By the end of the year all customs officers will be equipped with pocket-sized scanners which can detect tiny amounts of radiation. About half the officers at some 300 points of entry, at airports, cargo terminals and land-crossings, already have the detectors.

Robert Bonner, the US Customs chief, said he believed al-Qa'ida was "determined to strike the United States again". He added: "We don't know if al-Qa'ida or related terrorist organisations have a nuclear device. What we do know is that for at least the last five or more years they've attempted to get radiological materials to build a nuclear device. They consulted with a Pakistani scientist or engineer who was involved in the Pakistani nuclear development. Certainly there's been an attempt to get a device. The question is, 'Should we be concerned about it?' This is one of those areas where I don't want to wait and see what happens."

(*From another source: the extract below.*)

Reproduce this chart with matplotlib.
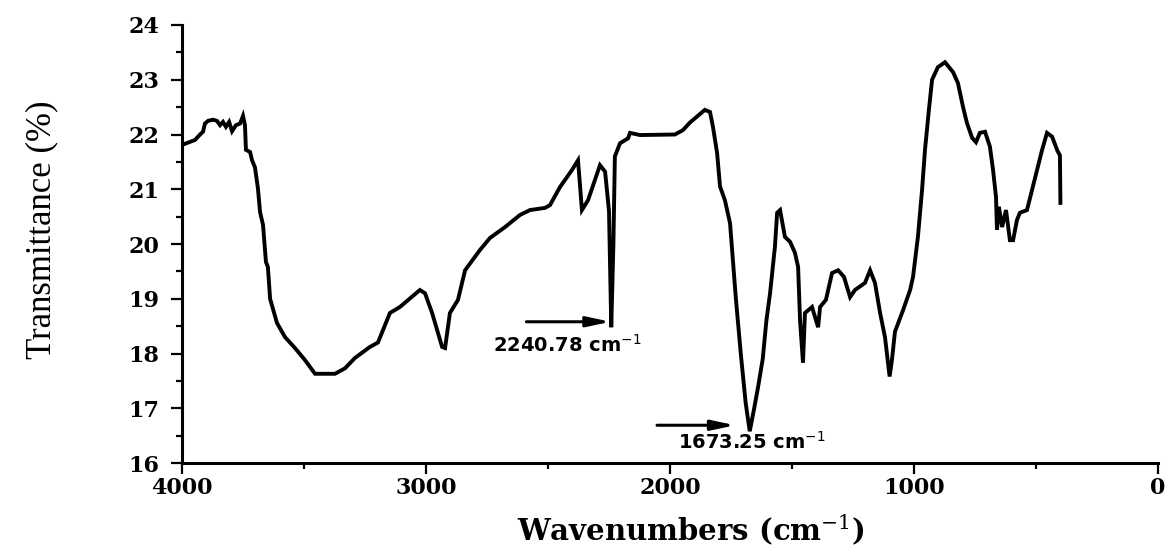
import numpy as np
import matplotlib
matplotlib.use("Agg")
import matplotlib.pyplot as plt
from matplotlib.ticker import MultipleLocator

# FTIR spectrum (wavenumber in cm-1, transmittance in %)
wavenumber = [
    4000, 3947, 3926, 3914, 3906, 3893, 3873, 3857, 3844, 3832,
    3820, 3807, 3795, 3779, 3762, 3750, 3742, 3738, 3721, 3713,
    3701, 3689, 3680, 3668, 3656, 3648, 3639, 3611, 3578, 3537,
    3496, 3455, 3373, 3332, 3291, 3230, 3197, 3148, 3107, 3025,
    3004, 2975, 2934, 2922, 2902, 2869, 2840, 2779, 2738, 2676,
    2615, 2574, 2512, 2492, 2451, 2402, 2377, 2361, 2336, 2287,
    2266, 2250, 2240.78, 2232, 2226, 2205, 2172, 2164, 2123, 1980,
    1947, 1918, 1857, 1836, 1824, 1807, 1795, 1775, 1754, 1742,
    1730, 1710, 1690, 1673.25, 1655, 1639, 1620, 1605, 1590, 1570,
    1561, 1549, 1529, 1508, 1488, 1475, 1467, 1455, 1447, 1418,
    1393, 1385, 1361, 1336, 1311, 1287, 1262, 1242, 1201, 1180,
    1160, 1139, 1119, 1100, 1090, 1078, 1045, 1016, 1004, 984,
    967, 955, 939, 926, 902, 873, 840, 820, 799, 783,
    762, 746, 730, 709, 689, 676, 664, 660, 652, 639,
    623, 607, 594, 578, 566, 537, 516, 496, 475, 455,
    434, 412, 402, 400,
]
transmittance = [
    21.81, 21.90, 22.00, 22.05, 22.20, 22.25, 22.27, 22.25, 22.17, 22.23,
    22.14, 22.23, 22.06, 22.17, 22.20, 22.34, 22.17, 21.72, 21.68, 21.53,
    21.40, 21.02, 20.58, 20.35, 19.67, 19.58, 19.00, 18.56, 18.30, 18.10,
    17.88, 17.63, 17.63, 17.73, 17.92, 18.12, 18.20, 18.74, 18.85, 19.16,
    19.10, 18.74, 18.12, 18.10, 18.74, 18.98, 19.52, 19.89, 20.11, 20.31,
    20.53, 20.62, 20.66, 20.71, 21.04, 21.35, 21.53, 20.62, 20.80, 21.44,
    21.32, 20.60, 18.48, 20.00, 21.60, 21.84, 21.93, 22.03, 21.99, 22.00,
    22.08, 22.22, 22.45, 22.41, 22.14, 21.66, 21.05, 20.80, 20.38, 19.70,
    19.00, 18.00, 17.10, 16.58, 17.00, 17.39, 17.90, 18.60, 19.10, 19.95,
    20.57, 20.62, 20.13, 20.04, 19.84, 19.58, 18.60, 17.83, 18.74, 18.85,
    18.48, 18.85, 18.98, 19.47, 19.52, 19.40, 19.03, 19.16, 19.29, 19.52,
    19.29, 18.74, 18.30, 17.58, 17.90, 18.40, 18.79, 19.16, 19.40, 20.13,
    20.99, 21.72, 22.45, 23.00, 23.23, 23.32, 23.14, 22.94, 22.50, 22.21,
    21.94, 21.86, 22.03, 22.05, 21.78, 21.35, 20.86, 20.26, 20.68, 20.31,
    20.62, 20.07, 20.07, 20.44, 20.57, 20.62, 20.99, 21.35, 21.72, 22.03,
    21.96, 21.70, 21.62, 20.75,
]

# labelled absorption bands
peak_wn = [2240.78, 1673.25]
peak_labels = ["2240.78 cm$^{-1}$", "1673.25 cm$^{-1}$"]

x_ticks = [4000, 3000, 2000, 1000, 0]
y_ticks = [16, 17, 18, 19, 20, 21, 22, 23, 24]

fig = plt.figure(figsize=(11.69, 5.53), dpi=100)
ax = fig.add_axes([0.1557, 0.1627, 0.8349, 0.7921])

ax.plot(wavenumber, transmittance, color="black", lw=2.8, solid_joinstyle="miter")

ax.set_xlim(4000, 0)
ax.set_ylim(16, 24)
ax.set_xticks(x_ticks)
ax.set_yticks(y_ticks)
ax.xaxis.set_minor_locator(MultipleLocator(500))
ax.yaxis.set_minor_locator(MultipleLocator(0.5))

for side in ["top", "right"]:
    ax.spines[side].set_visible(False)
for side in ["left", "bottom"]:
    ax.spines[side].set_linewidth(2.2)

ax.tick_params(which="major", direction="out", length=8, width=1.6)
ax.tick_params(which="minor", direction="out", length=4.5, width=1.6)
ax.tick_params(axis="x", pad=2)
ax.tick_params(axis="y", pad=8)
for lab in ax.get_xticklabels() + ax.get_yticklabels():
    lab.set_fontfamily("DejaVu Serif")
    lab.set_fontweight("bold")
    lab.set_fontsize(16)

ax.set_xlabel("Wavenumbers (cm$^{-1}$)", fontfamily="DejaVu Serif",
              fontweight="bold", fontsize=21, va="top",
              math_fontfamily="dejavuserif")
ax.xaxis.set_label_coords(0.5215, -0.112)
ax.set_ylabel("Transmittance (%)", fontfamily="Liberation Serif",
              fontsize=25, va="center")
ax.yaxis.set_label_coords(-0.1434, 0.532)

# arrows pointing at the two bands, labels underneath
arrow_y = [18.58, 16.69]
arrow_len = [345, 320]
tip_gap = [3, 60]
text_x = [2725, 1967]
text_y = [18.16, 16.38]
for wn, lab, ay, al, gap, tx, ty in zip(peak_wn, peak_labels, arrow_y,
                                         arrow_len, tip_gap, text_x, text_y):
    ax.annotate("", xy=(wn + gap, ay), xytext=(wn + gap + al, ay),
                arrowprops=dict(arrowstyle="-|>,head_length=0.7,head_width=0.15",
                                lw=2.2, color="black", mutation_scale=20,
                                shrinkA=0, shrinkB=0))
    ax.text(tx, ty, lab, fontfamily="DejaVu Sans", fontweight="bold",
            fontsize=14, ha="left", va="center", math_fontfamily="dejavusans")

fig.savefig("out.png", dpi=100)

At the same time, the customs service is seeking to reach agreements with governments around the world, including those of France, Germany and the Netherlands, to allow its agents to inspect cargo ships bound for the US before they leave port.

Providing a model of future bilateral agreements, the US already has customs officers inspecting ships in Canada before they leave for American ports.

Mr Bonner said: "I have proposed that we essentially move our zone of security outwards, that we have a strategy for searching and inspecting containers that are high risk, for example, at the point of origin rather than the point of arrival – rather than waiting for the container to come in to the Port of Baltimore."

Even within the US, extraordinary steps are being taken to identify possible terrorists, none more startling than at the Statue of Liberty in New York. Discreetly placed cameras now capture the images of tourists as they board boats for the trip to Liberty Island. While the boats make the crossing, agents compare the faces with a database of people previously identified as belonging to terrorist groups.